Everyone in your church may be ‘Christians,’ but that doesn’t mean a Christian can’t be an enemy who God will take away if you pray hard enough. Enemies who at think they’re saved fight to the bitter end.
The League of Rebels
Even the strongest villain needs an army of darkness, and it’s likely that your Usurper won’t be alone. Where you find one bug in the house, there’s bound to be more.
If you don’t take care of your Usurper right away (i.e. smack her with a newspaper), you’ll find she’s spawned, like a giant disgusting termite queen birthing tons of hungry little worker-Usurpers, all tearing down, causing disunity. They’ll be everywhere, sowing seeds of dissent against the pastor for any reason, real or imagined. Because when people are fighting for the church they love, it’s not just a fight, it’s a holy war.
The Monster in the Closet
Monsters are everywhere, hiding in plain sight, like the one you thought was in your closet as a child. Churches can be perfect places to hide, because Christians are trusting, forgiving, and sometimes just oblivious.
Churches of all sizes are great for a monster to hide in. One church may have a child abusing monster hiding in plain sight. Our monster happened to be a doctor who lost his license in 26 states and was the subject of a Dateline story because of the grotesque things he was doing. And once a monster found out, it can easily lead to a split. Doesn’t matter how you handle it, people will leave. Don’t be oblivious. Every employer does background checks, looks at internet profiles. At least do yourself the service of Googling someone’s name before you let them become members, so they can confess their sins and get it out of the way.
I’ve got nothing against denominations. But if you don’t have a stomach for politics in your local church, I don’t suggest getting too involved in your denomination.
Our situation was unique. We started an independent church, then we were “adopted” by an association. From the beginning, we got the feeling that the denominational leadership was not on the same page as we were. We joined a group of people who didn’t fit our vision. We could overlook that though, because one thing did fit our vision:
Ah, the promise of a big fat bankroll. It was so much easier to build that building with a big organization paying for it! It was a strained relationship, greased by cash. However, that decision would haunt us. When our monster was outed, the denomination didn’t back us up. So we endured more conflict than we would’ve as an independent church.

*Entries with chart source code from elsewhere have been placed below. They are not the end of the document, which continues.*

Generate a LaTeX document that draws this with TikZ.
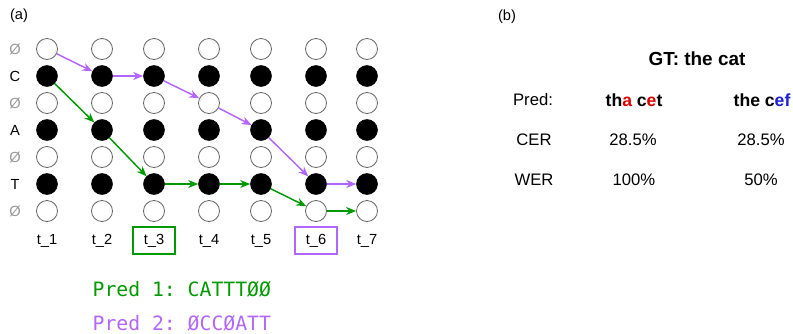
\documentclass[tikz,border=0pt]{standalone}
\usepackage{fontspec}
\setmainfont{Liberation Sans}
\setmonofont{DejaVu Sans Mono}
\usetikzlibrary{positioning, arrows.meta}
\definecolor{ctcgreen}{RGB}{0,153,0}
\definecolor{ctcpurple}{RGB}{178,102,255}
\definecolor{errred}{RGB}{220,0,0}
\definecolor{errblue}{RGB}{30,30,220}
\tikzset{
  x=0.75pt, y=-0.75pt,
  >={Stealth[length=7.5pt, width=6pt]},
  blank/.style={circle, draw=black!60, fill=white, minimum size=15.75pt, inner sep=0pt, line width=0.6pt},
  token/.style={circle, draw=black, fill=black, minimum size=15.75pt, inner sep=0pt},
  rowlab/.style={font=\fontsize{11}{13}\selectfont},
  steplab/.style={font=\fontsize{11}{13}\selectfont, minimum width=30.75pt, minimum height=20.25pt, inner sep=0pt},
  green path/.style={->, ctcgreen, line width=1.1pt},
  purple path/.style={->, ctcpurple, line width=1.1pt},
  tab/.style={font=\fontsize{12.5}{15}\selectfont},
}

\begin{document}
\begin{tikzpicture}
        \useasboundingbox (0,0) rectangle (793,333);

        % panel (a)
        \node[rowlab] (a) at (19,16) {(a)};

        % row labels
        \foreach \r/\l in {0/\textcolor{black!40}{Ø}, 1/C, 2/\textcolor{black!40}{Ø}, 3/A, 4/\textcolor{black!40}{Ø}, 5/T, 6/\textcolor{black!40}{Ø}}
          \node[rowlab] (lab-\r) at (15,49+27*\r) {\l};

        % lattice
        \foreach \c/\x in {1/47, 2/102, 3/154, 4/209, 5/261, 6/316, 7/367} {
          \foreach \r in {0,2,4,6}
            \node[blank] (n-\c-\r) at (\x,49+27*\r) {};
          \foreach \r in {1,3,5}
            \node[token] (n-\c-\r) at (\x,49+27*\r) {};
          \node[steplab] (t-\c) at (\x,240.5) {t\_\c};
        }

        % chosen steps
        \draw[ctcgreen, line width=1.2pt] (t-3.south west) rectangle (t-3.north east);
        \draw[ctcpurple, line width=1.2pt] (t-6.south west) rectangle (t-6.north east);

        % paths
        \draw[purple path] (n-1-0) -- (n-2-1);
        \draw[purple path] (n-2-1) -- (n-3-1);
        \draw[purple path] (n-3-1) -- (n-4-2);
        \draw[purple path] (n-4-2) -- (n-5-3);
        \draw[purple path] (n-5-3) -- (n-6-5);
        \draw[purple path] (n-6-5) -- (n-7-5);

        \draw[green path] (n-1-1) -- (n-2-3);
        \draw[green path] (n-2-3) -- (n-3-5);
        \draw[green path] (n-3-5) -- (n-4-5);
        \draw[green path] (n-4-5) -- (n-5-5);
        \draw[green path] (n-5-5) -- (n-6-6);
        \draw[green path] (n-6-6) -- (n-7-6);

        % predictions
        \node[anchor=west, ctcgreen, font=\ttfamily\fontsize{14.8}{17}\selectfont] (pred1) at (88,289) {Pred 1: CATTTØØ};
        \node[anchor=west, ctcpurple, font=\ttfamily\fontsize{14.8}{17}\selectfont] (pred2) at (88,323) {Pred 2: ØCCØATT};

        % panel (b)
        \node[rowlab] (b) at (507,17) {(b)};
        \node[font=\bfseries\fontsize{14.2}{17}\selectfont] (gt) at (697,59) {GT: the cat};

        \node[tab] (pred) at (533,100) {Pred:};
        \node[tab, font=\bfseries\fontsize{13.2}{15}\selectfont] (p1) at (634,100) {th\textcolor{errred}{a} c\textcolor{errred}{e}t};
        \node[tab, font=\bfseries\fontsize{13.2}{15}\selectfont] (p2) at (762,100) {the c\textcolor{errblue}{ef}};

        \node[tab] (cer) at (534,140) {CER};
        \node[tab] (cer1) at (633,140) {28.5\%};
        \node[tab] (cer2) at (761,140) {28.5\%};

        \node[tab] (wer) at (534,180) {WER};
        \node[tab] (wer1) at (634,180) {100\%};
        \node[tab] (wer2) at (761,180) {50\%};
\end{tikzpicture}
\end{document}
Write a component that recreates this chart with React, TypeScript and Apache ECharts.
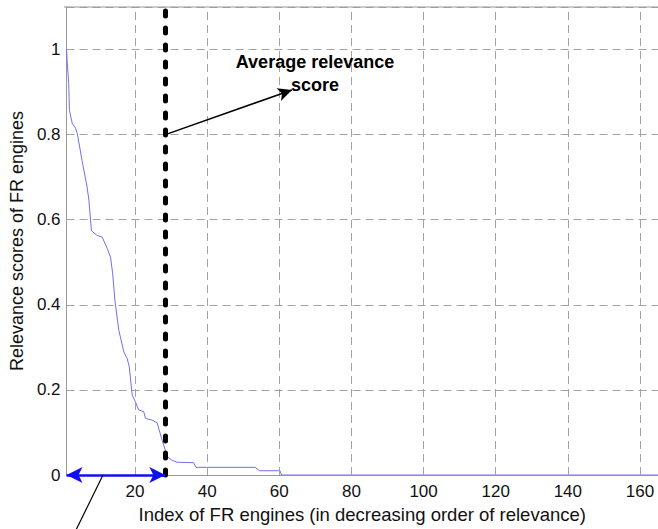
import React, { useEffect, useRef } from "react";
import * as echarts from "echarts";

// Relevance curve (index, score)
const engineIndex = [1, 1.2, 1.6, 1.8, 2.6, 3.5, 4, 5.3, 6.7, 7.2, 7.9, 8.3, 9.5, 10.9, 12.3, 13.2, 13.8, 14.4, 15.5, 16.9, 17.8, 18.4, 19.2, 20.1, 21, 22.4, 22.9, 24.7, 26.1, 27.5, 28.4, 28.9, 30.2, 31.6, 36.2, 36.9, 53.3, 54.5, 60.2, 60.6, 165];
const relevanceScore = [1.0, 0.97, 0.92, 0.857, 0.826, 0.815, 0.802, 0.739, 0.677, 0.646, 0.575, 0.571, 0.563, 0.559, 0.532, 0.512, 0.473, 0.411, 0.34, 0.289, 0.274, 0.254, 0.188, 0.172, 0.153, 0.149, 0.133, 0.129, 0.123, 0.082, 0.058, 0.043, 0.035, 0.03, 0.029, 0.018, 0.018, 0.01, 0.01, 0, 0];

const xTicks = [20, 40, 60, 80, 100, 120, 140, 160];
const averageIndex = 28.4;
const arrowStart = [28.4, 0.8];
const arrowEnd = [63.5, 0.905];
const annotationLines = ["Average relevance", "score"];

const FONT = "'Liberation Sans', Arial, Helvetica, sans-serif";
const GRID_COLOR = "#a3a3a3";
const TEXT = "#111";

export default function App() {
  const ref = useRef<HTMLDivElement>(null);
  useEffect(() => {
    if (!ref.current) return;
    const chart = echarts.init(ref.current, undefined, { renderer: "svg" });
    const curve = engineIndex.map((x, i) => [x, relevanceScore[i]]);
    chart.setOption({
      animation: false,
      backgroundColor: "#ffffff",
      grid: { left: 64, right: 0, top: 7, bottom: 54 },
      xAxis: {
        type: "value",
        min: 1,
        max: 165,
        name: "Index of FR engines (in decreasing order of relevance)",
        nameLocation: "middle",
        nameGap: 28,
        nameTextStyle: { fontFamily: FONT, fontSize: 18.5, color: TEXT },
        axisLine: { show: true, lineStyle: { color: "#999", width: 1 } },
        axisTick: { show: false },
        axisLabel: { customValues: xTicks, fontFamily: FONT, fontSize: 17, color: TEXT, margin: 8 },
        splitLine: { show: false },
      },
      yAxis: {
        type: "value",
        min: 0,
        max: 1.1,
        interval: 0.2,
        name: "Relevance scores of FR engines",
        nameLocation: "middle",
        nameGap: 32,
        nameTextStyle: { fontFamily: FONT, fontSize: 18, color: TEXT },
        axisLine: { show: true, lineStyle: { color: "#999", width: 1 } },
        axisTick: { show: false },
        axisLabel: { fontFamily: FONT, fontSize: 17, color: TEXT, margin: 6, showMaxLabel: false },
        splitLine: { show: true, lineStyle: { color: GRID_COLOR, type: [8, 5], width: 1 } },
      },
      series: [
        {
          type: "line",
          data: [],
          silent: true,
          markLine: {
            silent: true,
            symbol: ["none", "none"],
            label: { show: false },
            lineStyle: { color: GRID_COLOR, type: [8, 5], width: 1 },
            data: xTicks.map((v) => ({ xAxis: v })),
          },
          z: 1,
        },
        {
          type: "line",
          data: curve,
          showSymbol: false,
          lineStyle: { color: "#6f6ff2", width: 1 },
          itemStyle: { color: "#6f6ff2" },
          z: 3,
        },
        {
          type: "line",
          data: [],
          silent: true,
          z: 4,
          markLine: {
            silent: true,
            symbol: ["none", "none"],
            label: { show: false },
            lineStyle: { color: "#000", width: 5, type: [5, 12], cap: "round" },
            data: [{ xAxis: averageIndex }],
          },
        },
        {
          type: "line",
          data: [],
          silent: true,
          z: 5,
          markLine: {
            silent: true,
            label: { show: false },
            data: [
              [
                { coord: arrowStart, symbol: "none", lineStyle: { color: "#000", width: 1.5, type: "solid" } },
                { coord: arrowEnd, symbol: "arrow", symbolSize: [10, 14] },
              ],
              [
                { coord: [1, 0], symbol: "arrow", symbolSize: [12, 16], lineStyle: { color: "#1010ee", width: 2.5, type: "solid" } },
                { coord: [averageIndex, 0], symbol: "arrow", symbolSize: [12, 16] },
              ],
            ],
          },
        },
      ],
      graphic: [
        { type: "line", shape: { x1: 64, y1: 7, x2: 658, y2: 7 }, style: { stroke: "#999", lineWidth: 1 }, z: 10 },
        { type: "line", shape: { x1: 103, y1: 475, x2: 76, y2: 530 }, style: { stroke: "#000", lineWidth: 1.2 }, z: 10 },
        {
          type: "text",
          x: 315,
          y: 62,
          style: { text: annotationLines[0], fontFamily: FONT, fontSize: 18, fontWeight: "bold", fill: "#000", align: "center", verticalAlign: "middle" },
          z: 10,
        },
        {
          type: "text",
          x: 315,
          y: 85,
          style: { text: annotationLines[1], fontFamily: FONT, fontSize: 18, fontWeight: "bold", fill: "#000", align: "center", verticalAlign: "middle" },
          z: 10,
        },
      ],
    });
    return () => chart.dispose();
  }, []);
  return <div ref={ref} style={{ width: 658, height: 529, position: "absolute", left: 0, top: 0 }} />;
}
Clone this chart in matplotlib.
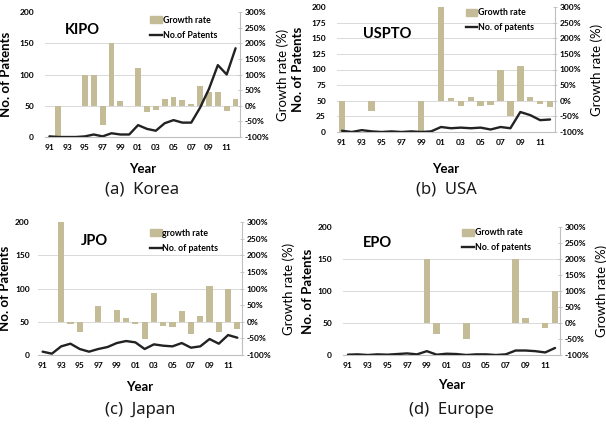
import numpy as np
import matplotlib.pyplot as plt
from matplotlib.patches import Patch
from matplotlib.lines import Line2D

plt.rcParams['font.family'] = ['Lato', 'DejaVu Sans']

years = ['91', '92', '93', '94', '95', '96', '97', '98', '99', '00', '01',
         '02', '03', '04', '05', '06', '07', '08', '09', '10', '11', '12']
tick_labels = ['91', '', '93', '', '95', '', '97', '', '99', '', '01',
               '', '03', '', '05', '', '07', '', '09', '', '11', '']

# (a) Korea - KIPO
kr_growth = [0, -100, 0, 0, 100, 100, -60, 200, 15, 0, 120,
             -21, -14, 23, 29, 18, 6, 64, 45, 44, -17, 21]
kr_patents = [1, 0, 0, 0, 1, 4, 1, 6, 4, 4, 19,
              13, 10, 22, 27, 23, 23, 47, 77, 115, 100, 142]

# (b) USA - USPTO
us_growth = [-100, 0, 0, -32, 0, 0, 0, 0, -100, 0, 300,
             10, -16, 12, -16, -12, 98, -50, 112, 12, -9, -21]
us_patents = [2, 0, 3, 1, 0, 1, 0, 1, 0, 1, 8,
              6, 7, 6, 7, 4, 8, 6, 32, 27, 19, 20]

# (c) Japan - JPO
jp_growth = [0, 0, 300, -7, -32, 0, 48, 0, 35, 10, -6,
             -53, 87, -13, -17, 32, -37, 17, 107, -31, 99, -21]
jp_patents = [5, 2, 13, 17, 9, 5, 9, 12, 18, 21, 19,
              9, 16, 14, 13, 18, 11, 13, 24, 17, 30, 26]

# (d) Europe - EPO
eu_growth = [0, 0, 0, 0, 0, 0, 0, 0, 200, -35, 0,
             0, -50, 0, 0, 0, 0, 200, 17, 0, -17, 100]
eu_patents = [0.5, 1, 0, 1, 0.5, 1.5, 2.5, 1, 6, 0.5, 2,
              1.5, 0, 1, 1, 0, 1, 7, 7, 6, 4, 11]

W, H = 606, 429
bar_color = '#C4BC96'
line_color = '#222222'
axis_gray = '#BFBFBF'
grid_gray = '#D9D9D9'


def panel(rect, growth, patents, office, office_pos, left_ticks,
          legend_labels, legend_pos, caption, caption_y, year_pad,
          rlab_pad, ltick_pad, llab_pad):
    l, t, r, b = rect
    ax = fig.add_axes([l / W, 1 - b / H, (r - l) / W, (b - t) / H])
    x = np.arange(len(years))
    for v in left_ticks[1:-1]:
        ax.axhline(2 * v - 100, color=grid_gray, lw=0.7, zorder=0)
    ax.bar(x, growth, width=0.66, color=bar_color, zorder=2)
    ax.set_ylim(-100, 300)
    ax.set_xlim(-0.5, len(years) - 0.5)
    ax.set_xticks(x)
    ax.set_xticklabels(tick_labels)
    ax.tick_params(axis='x', length=0, pad=5, labelsize=6)
    for s in ['top', 'left']:
        ax.spines[s].set_visible(False)
    for s in ['right', 'bottom']:
        ax.spines[s].set_color(axis_gray)
        ax.spines[s].set_linewidth(0.8)
    ax.set_xlabel('Year', fontsize=9.5, fontweight='bold', labelpad=year_pad)

    ax2 = ax.twinx()
    # twinx moves the host ticks to the left, so put them back on the right
    ax.yaxis.tick_right()
    ax.yaxis.set_label_position('right')
    ax.set_yticks(np.arange(-100, 301, 50))
    ax.set_yticklabels(['%d%%' % v for v in range(-100, 301, 50)])
    ax.tick_params(axis='y', length=3, width=0.6, color=axis_gray,
                   labelsize=6, pad=2, direction='inout')
    ax.set_ylabel('Growth rate (%)', fontsize=9.5, labelpad=rlab_pad)
    for lab in ax.get_xticklabels() + ax.get_yticklabels():
        lab.set_fontweight('bold')

    ax2.plot(x, patents, color=line_color, lw=1.7, solid_joinstyle='round',
             solid_capstyle='round', zorder=3)
    ax2.set_ylim(0, 200)
    ax2.yaxis.tick_left()
    ax2.yaxis.set_label_position('left')
    ax2.set_yticks(left_ticks)
    ax2.tick_params(axis='y', length=0, labelsize=6, pad=ltick_pad)
    for lab in ax2.get_yticklabels():
        lab.set_fontweight('bold')
    for s in ax2.spines:
        ax2.spines[s].set_visible(False)
    ax2.set_ylabel('No. of Patents', fontsize=9.5, fontweight='bold',
                   labelpad=llab_pad)

    ax2.text(office_pos[0], office_pos[1], office, transform=ax.transAxes,
             fontsize=10.5, fontweight='bold', va='center', ha='left')
    handles = [Patch(color=bar_color), Line2D([], [], color=line_color, lw=1.7)]
    ax2.legend(handles, legend_labels, loc='upper left',
               bbox_to_anchor=legend_pos, frameon=False,
               prop={'size': 6.3, 'weight': 'bold'}, handlelength=1.3,
               handleheight=0.8, handletextpad=0.1, labelspacing=0.7,
               borderpad=0, borderaxespad=0)
    fig.text((l + r) / 2 / W, 1 - caption_y / H, caption, fontsize=12,
             family=['Noto Sans', 'DejaVu Sans'], ha='center', va='center',
             color='#1a1a1a')
    return ax


fig = plt.figure(figsize=(W / 100, H / 100), dpi=100)

panel((45, 12, 240, 137), kr_growth, kr_patents, 'KIPO', (0.10, 0.86),
      [0, 50, 100, 150, 200], ['Growth rate', 'No.of Patents'], (0.54, 0.97),
      '(a)  Korea', 190, 9, 5, 8, 5)
panel((337, 7, 555, 132), us_growth, us_patents, 'USPTO', (0.12, 0.78),
      [0, 25, 50, 75, 100, 125, 150, 175, 200],
      ['Growth rate', 'No. of patents'], (0.59, 0.99),
      '(b)  USA', 190, 12, 4, 8, 5)
panel((38, 222, 242, 355), jp_growth, jp_patents, 'JPO', (0.21, 0.86),
      [0, 50, 100, 150, 200], ['growth rate', 'No. of patents'], (0.55, 0.95),
      '(c)  Japan', 410, 9, 8, 6, 3)
panel((343, 227, 560, 355), eu_growth, eu_patents, 'EPO', (0.09, 0.875),
      [0, 50, 100, 150, 200], ['Growth rate', 'No. of patents'], (0.55, 0.99),
      '(d)  Europe', 410, 7, 4, 8, 2)

fig.savefig('out.png', dpi=100)
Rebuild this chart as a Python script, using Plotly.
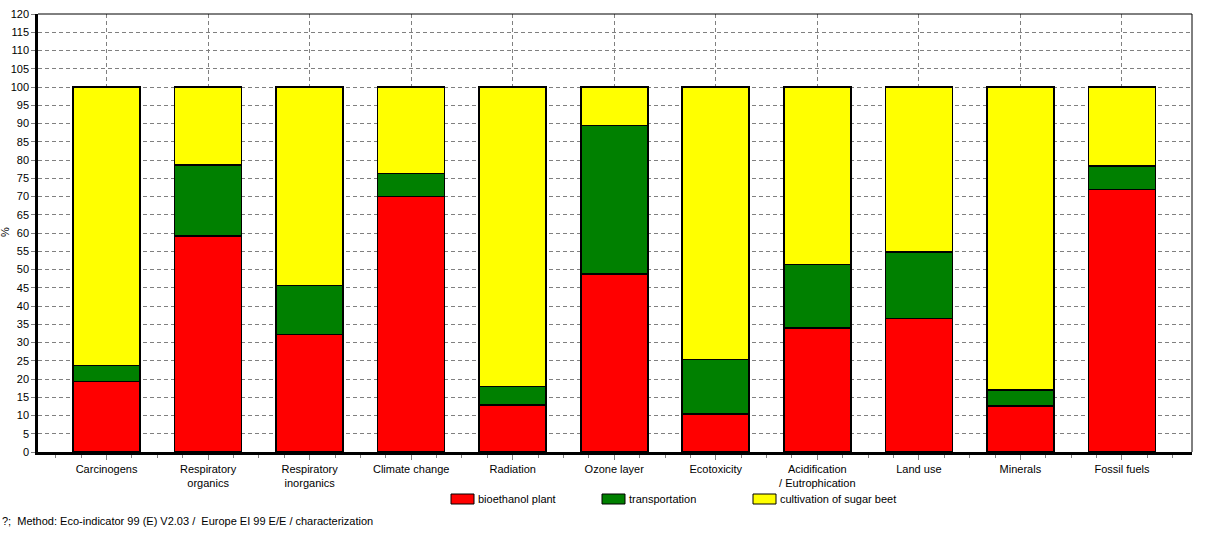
import plotly.graph_objects as go

categories = [
    "Carcinogens", "Respiratory<br>organics", "Respiratory<br>inorganics",
    "Climate change", "Radiation", "Ozone layer", "Ecotoxicity",
    "Acidification<br>/ Eutrophication", "Land use", "Minerals", "Fossil fuels",
]
bioethanol_plant = [19.3, 59.2, 32.2, 70.0, 12.9, 48.7, 10.4, 34.0, 36.6, 12.6, 71.9]
transportation = [4.4, 19.4, 13.4, 6.3, 5.0, 40.8, 14.9, 17.4, 18.2, 4.4, 6.4]
cultivation_sugar_beet = [76.3, 21.4, 54.4, 23.7, 82.1, 10.5, 74.7, 48.6, 45.2, 83.0, 21.7]
y_ticks = list(range(0, 121, 5))

series = [
    ("bioethanol plant", bioethanol_plant, "#FF0000"),
    ("transportation", transportation, "#008000"),
    ("cultivation of sugar beet", cultivation_sugar_beet, "#FFFF00"),
]

FONT = "Liberation Sans, Arial, sans-serif"
x_pos = list(range(len(categories)))
PLOT_W, PLOT_H = 1154, 438

fig = go.Figure()
for name, values, color in series:
    fig.add_trace(go.Bar(
        x=x_pos, y=values, name=name, width=0.66,
        marker=dict(color=color, line=dict(color="#000000", width=1.6)),
    ))

fig.update_layout(
    barmode="stack",
    width=1207,
    height=539,
    margin=dict(l=38, r=15, t=14, b=87, autoexpand=False),
    paper_bgcolor="white",
    plot_bgcolor="white",
    showlegend=False,
    font=dict(family=FONT, size=11, color="#000000"),
)
fig.update_xaxes(
    range=[-0.675, 10.69],
    tickvals=x_pos,
    ticktext=categories,
    showgrid=True,
    gridcolor="#808080",
    griddash="4px,3px",
    gridwidth=1,
    showline=True,
    linecolor="#000000",
    linewidth=2.5,
    zeroline=False,
    ticks="outside",
    ticklen=5,
    tickcolor="#808080",
    minor=dict(dtick=0.25, tick0=0, ticks="outside", ticklen=3, tickcolor="#808080", showgrid=False),
    tickfont=dict(size=11),
    automargin=False,
)
fig.update_yaxes(
    range=[0, 120],
    tickvals=y_ticks,
    showgrid=True,
    gridcolor="#808080",
    griddash="4px,3px",
    gridwidth=1,
    showline=True,
    linecolor="#000000",
    linewidth=2.5,
    zeroline=False,
    ticks="outside",
    ticklen=4,
    tickcolor="#808080",
    tickfont=dict(size=11),
    ticklabeloverflow="allow",
    automargin=False,
)

# thin top and right frame
fig.add_shape(type="line", xref="paper", yref="paper", x0=0, x1=1, y0=1, y1=1,
              line=dict(color="#000000", width=1))
fig.add_shape(type="line", xref="paper", yref="paper", x0=1, x1=1, y0=0, y1=1,
              line=dict(color="#000000", width=1))

# y axis unit
fig.add_annotation(xref="paper", yref="paper", x=-33 / PLOT_W, y=220 / PLOT_H,
                   text="%", textangle=-90, showarrow=False,
                   xanchor="center", yanchor="middle", font=dict(size=11))

# legend drawn below the axis (offsets in px from the plot's left / bottom edge)
legend_x = [413, 564, 715]
for (name, _, color), lx in zip(series, legend_x):
    fig.add_shape(type="rect", xref="paper", yref="paper",
                  x0=lx / PLOT_W, x1=(lx + 23) / PLOT_W,
                  y0=-52 / PLOT_H, y1=-42 / PLOT_H,
                  line=dict(color="#000000", width=1), fillcolor=color)
    fig.add_annotation(xref="paper", yref="paper", x=(lx + 25) / PLOT_W,
                       y=-47 / PLOT_H, text=name, showarrow=False,
                       xanchor="left", yanchor="middle", font=dict(size=11))

fig.add_annotation(xref="paper", yref="paper", x=-38 / PLOT_W, y=-69 / PLOT_H,
                   text="?;  Method: Eco-indicator 99 (E) V2.03 /  Europe EI 99 E/E / characterization",
                   showarrow=False, xanchor="left", yanchor="middle", font=dict(size=11))

fig.write_html("out.html", config={"displayModeBar": False},
               post_script="document.body.style.margin = '0';")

Be very particular about what sort of friends you allow your church to make. You may find yourself tied to an albatross, not a golden goose.
At this point, you might be shaking your heads, saying to yourself, “What was this pastor thinking?”
A lot of bad decisions were made, yes. And he takes his share of the responsibility. But consider this: once this much bad stuff starts happening, almost any pastor’s mental health and leadership will suffer. You can only be attacked so many times before you start living up to the problems you’re blamed for.
One decision that was not clouded by mental fatigue was his committment to God when our Monster was uncovered. He promised God he’d do the right thing, to stand up to an unrepantant victimizer, no matter what the cost. It ended up costing friends, reputations, health, money, jobs, years of work, and a church.
Sometimes, doing the right thing just sucks.
So we walked out of our church building after worship for the last time with nothing left to lose, and an invitation was given to the remnant that was left.
“Whoever wants to show up next Sunday, we’ll have church at our house.”
Best decision ever.
So in a stroke of irony, the founding pastor really was the one to pull the trigger and put the church out of its misery. And now, we have a “real” house church!
That’s it for my list. What other characters can you think of – people who can kill a church?